The size of the orchestra was increased for such events as these, and with Vasco V. Ackeroyd of the Liverpool Philharmonic leading, Bantock had somewhere near 100 players at his disposal. The wind, brass and percussion came from the permanent Tower Band and were professionals. The string section however, included some amateur players. Despite this, it was reported that the ensemble was good and the concerts had done much to enhance New Brighton’s reputation throughout the musical world and as a resort too.
Musical Times commented on “a splendid series of concerts” and singled out performances of Bantock’s own works including, Eugene Aram Overture, Songs of Persia and the symphonic poem Dante, for special mention along with Holbrooke’s tone poem The Skeleton in Armour. Reports rated Bantock as a very successful conductor and later, he was regarded as one of the most important twentieth century British composers.

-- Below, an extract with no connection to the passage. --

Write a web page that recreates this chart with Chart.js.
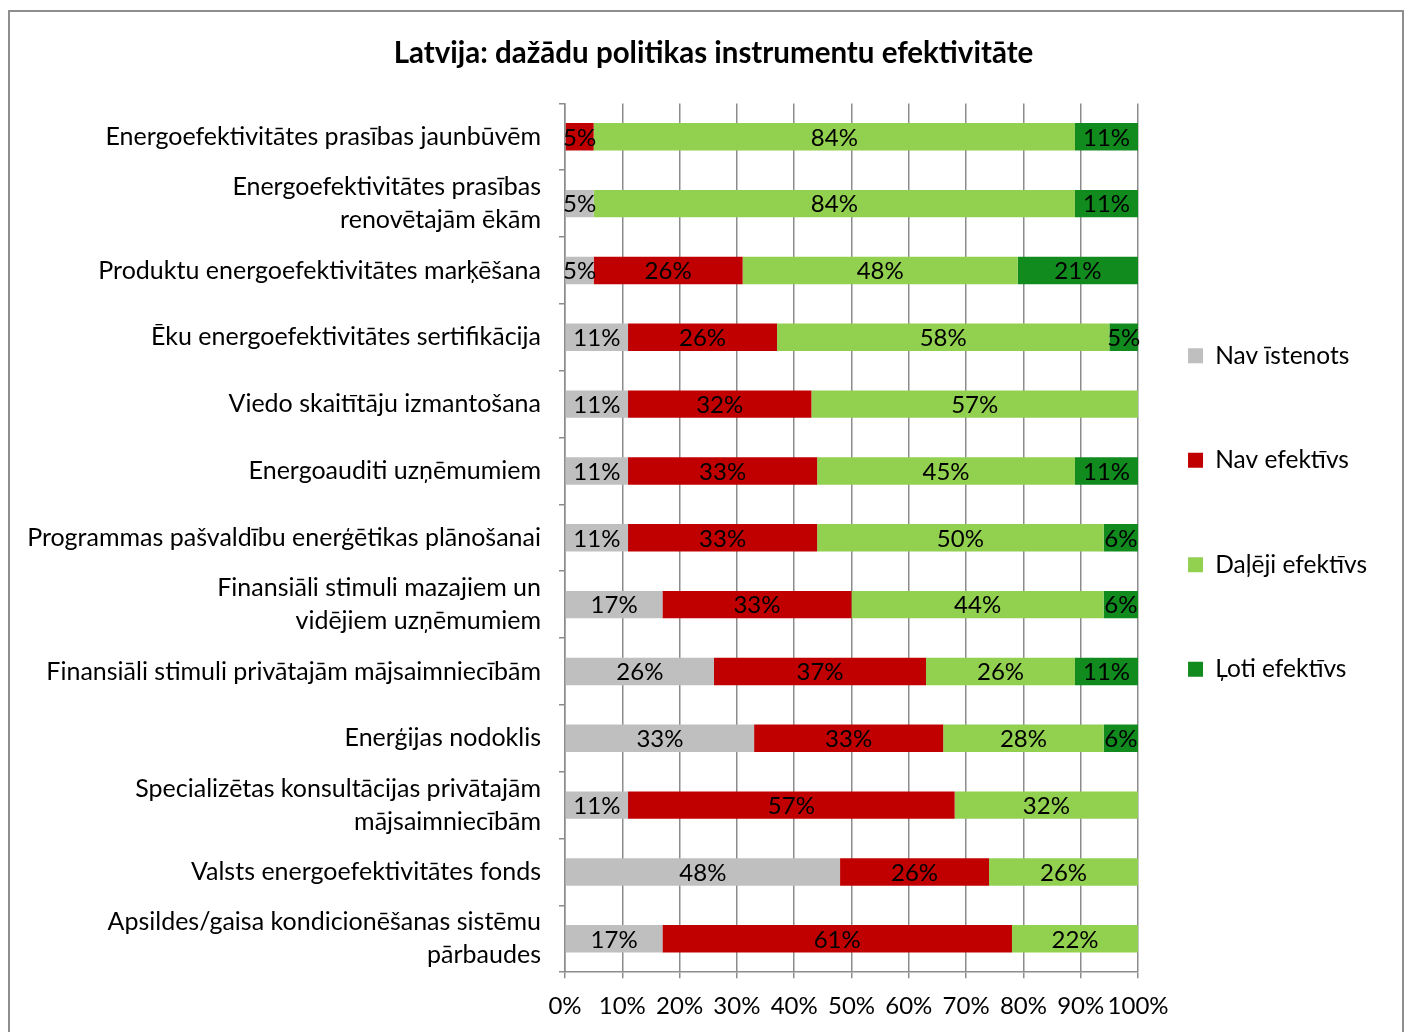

Nevertheless, the tower management committee were no longer sympathetic to Bantock’s cause and after the resignation of Mr de Ybarrondo, who had been such a strong supporter of the orchestral concerts, his good work came to an end. The players, who had served Bantock so well, presented him with a silver cigar case and a silver-mounted, ivory baton on his departure at the close of the 1900-1901 season. Many of these musicians were soon to depart too, as the orchestra was reduced to the size of a small dance band once again which continued until the magnificent tower was pulled down in 1918.
The fact that Bantock had managed to achieve so much at New Brighton in only three years, and at a price that visitors could afford, is remarkable. A sixpenny admission ticket to the tower grounds included admission to the gallery. Those paying a further sixpence could reserve a seat and half a guinea could buy a season ticket for a series of eighteen Sunday concerts.
Although Bantock had, to some extent, realized his vision for British music, there was to be no lasting effect at New Brighton. His subsequent work at the Birmingham School of Music and as occupant of the Chair of Music at Birmingham University (1908, in succession to Elgar) however, was to have far-reaching effects on Musical Britain in the twentieth century.
Contributions to music at New Brighton continued in various forms after Bantock’s exit but none measured up to his monumental effort. However, one contribution worthy of mention is that of John Blamphin who directed a small ensemble at the Kursaal on the pier. It was here that the Goossens brothers - Adolphe (horn), Eugene (violin), and Leon (oboe) - first performed as members of the band and introduced works to the programmes which raised the tone of the pier concerts in the early 1900s.
John Blamphin eventually became the New York passenger agent for Cunard White Star rather than a musician but two of the Goossens brothers, Eugene and Leon were later to distinguish themselves in the world of music. Their brother Adolphe lost his life in the First World War.